Ratings agency Standard & Poor's forecast Tuesday that after its June 17 election, Greece will have one-in-three chance of abandoning the euro in the coming months.
The agency based its outlook on the high chance that Greeks would revolt against the austerity measures and reforms imposed in exchange for a hefty European Union-International Monetary Fund bailout. S&P warned Greeks that if they would reject the deal, Athens could face suspension of external financial support.
"Such an outcome would, in our view, seriously damage Greece's economy and fiscal position in the medium term and most likely lead to another Greek sovereign default," News.com.au quoted S&P.
It would be the second time in six weeks that Greeks would vote after the May 6 election yielded an inconclusive vote with the parties that backed the EU-IMF debt deal being rejected by voters.
But S&P said other weak euro zone members like Spain would not likely follow a Greek exit because they have witnessed the economic hardship Greeks are suffering and their European partners would offer additional support to discourage them from following Greece's footsteps.
The S&P report came out a day before the finance ministers of the Group of Seven will hold emergency teleconference talks on the eurozone debt.
S&P also said Australian banks are now in a better position to handle a Greek default or sovereign downgrade compared to 2008 when the collapse of U.S. investment bank Lehman Brothers brought on the global financial crisis.
Sharad Jain, S&P director of Corporate and Government Rating, said Australian banks would face fewer problems compared to 2008 because of the reduction of their dependence on offshore borrowing.

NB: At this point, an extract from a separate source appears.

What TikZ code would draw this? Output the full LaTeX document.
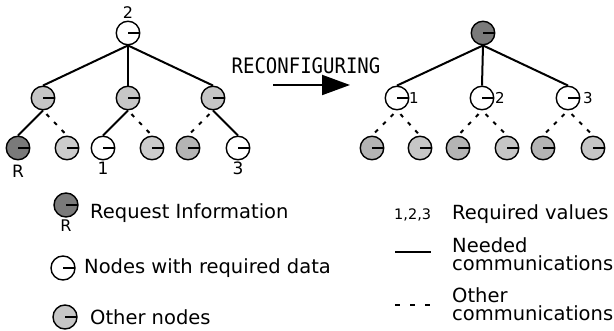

"If the sovereign rating is under pressure it could mean some funding pressure for the banks. It could be reflected in increased costs of offshore borrowings or more restricted access to offshore borrowings," he told Dow Jones.
Even if Greece were to default, Jain said it would be unlikely for the Australian banks to use government rating to help them raise funds due to the slower domestic credit growth and more diversified funding base.
Fitch Director Tim Roche said last week that while the big four Australian bans have been working to reduce their $100-billion a year reliance on offshore funding, it remains a key vulnerability on their credit ratings. Analysts believe that the big lenders have sufficient funding through September, but beyond that they would need to borrow again from the international funding markets.